Proposed measures aim at making sustainable products the norm and fighting premature obsolescence. For example, minimum repairability requirements aimed at facilitating the disassembly of smartphones will considerably extend their lifespans. The EU also wants to set a food waste reduction target, while promising to end over-packaging and curbing microplastic pollution.
While praising the strategy, and despite the introduction of a goal to double the share of recovered materials in the economy by 2030 (circular material use rate), the EEB regrets that no target was set for reducing resource use and its impacts in absolute terms. Waste prevention targets for businesses and industries are also missing.
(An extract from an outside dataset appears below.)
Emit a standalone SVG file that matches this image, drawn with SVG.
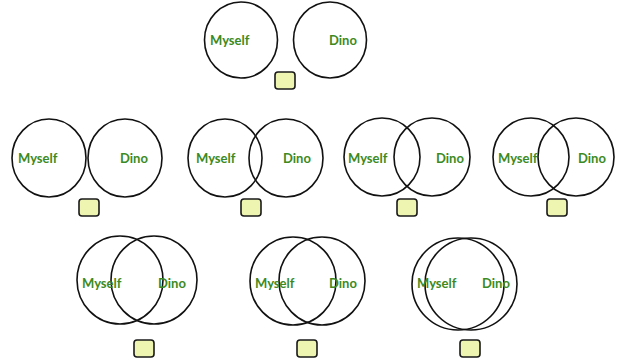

Stephane Arditi, the EEB Policy Manager for the Circular Economy, said: “The Circular Economy Action Plan can be a turning point for sustainability and climate action in Europe, which will hopefully inspire the rest of the world. It shows that the systemic change the people and the planet need is within reach. Now the EU institutions and governments need to turn these promises into laws to ensure the absolute reduction in carbon emissions and resource use. We only have one planet and yet we consume resources as if we had three. It’s time to do more with less.”
On the missed opportunity of having a target for resource use and waste generation, Arditi said: “The proposal ticks almost all boxes, but does not explicitly target Europe’s over-consumption of resources. Without binding EU-wide targets, governments risk losing momentum and neglecting the fundamental objective of reducing our consumption footprint.”